Sosyal medya kullanıcılarının çevrimiçi itibarları, davranışları, network’ü, etkileşim tarihçeleri müşteriyi tanımak ve dolayısıyla kredi skoruna konu etmek için yapay zeka algolitmarı tarafından kullanılabilir.
2. Kredi riskini daha verimli yönetilmesi
Finans kurumlar borçluların nakit giriş ve çıkışlarını, harcama kalıplarını ve finansal alışkanlıklarını yapay zeka algolitmalarını da kullanarak, bireylerin geri ödeme kabiliyet ve niyetlerindeki bir değişikliği erken tespit edebilirler. Bu, finansal hizmet sağlayıcıların kredi temerrüdünü (kredinin geri ödenmeme olasılığını) erken tahmin edebilmeleri, böylece yeniden yapılandırma dahil olmak üzere uygun önlemlerin alabilmelerine ve dolayısıyla risk maliyetini azaltmalarına imkân verir. Sözkonusu maliyet azalışı ve riskin yönetimi, finansal kuruluşların hizmetleri daha düşük maliyetle ve daha yaygın olarak sunmasına imkân verir.

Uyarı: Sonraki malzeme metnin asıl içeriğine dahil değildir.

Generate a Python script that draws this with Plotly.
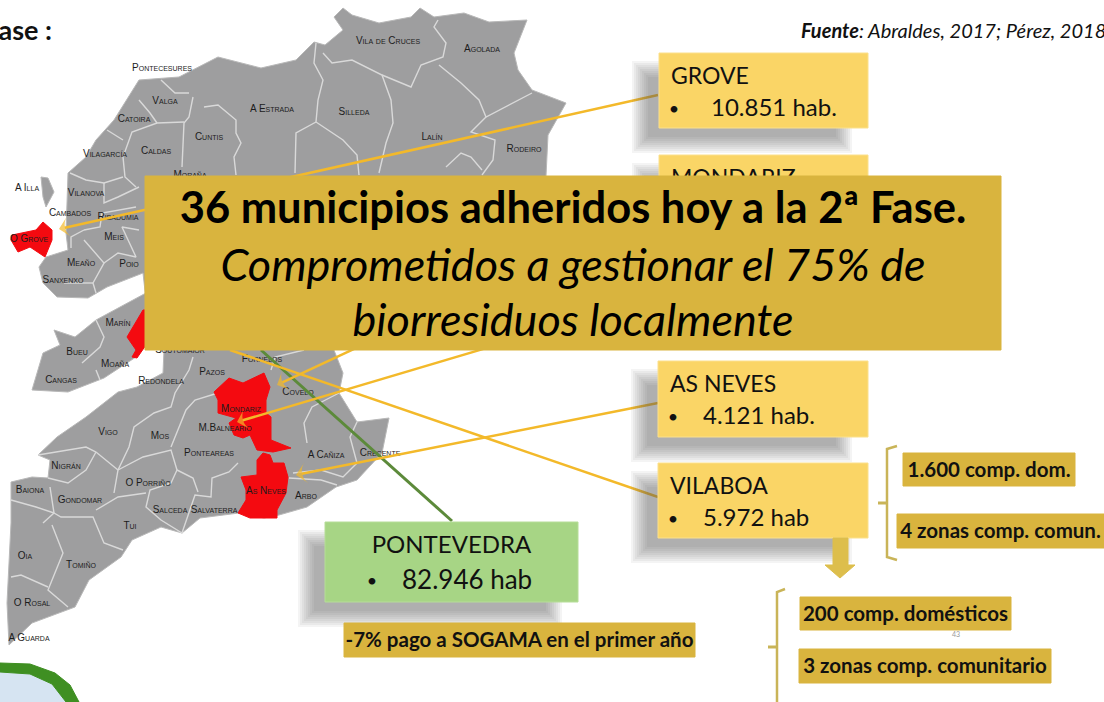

3. Gelişmiş kimlik çözümleri
KYC (know your customer-müşterini tanı) gereklilikleri, resmi hesap açmanın önünde bir engeldir çünkü ek bir maliyet getirmektedir. Müşteri tanımlama, doğrulama ve onaylama faaliyetleri için sofistike KYC yazılımlarına ihtiyaç duyulmakta ve müşteri edinme süreçleri bu nedenle vakit almaktadır. Özellikle kamunun sahip olduğu verilerin açık veri platformlarındaki parçalarının yapay zeka algoritmalarınca birleştirilmesi ile bireyin kimliği doğrulanabilir. Bu durum özellikle ulusal kimliği olmayan bireyler (sığınmacı, başka ülke vatandaşı, …) için alternatif bir kimlik doğrulama mekanizması olarak kullanılabilme potansiyeli barındırmaktadır.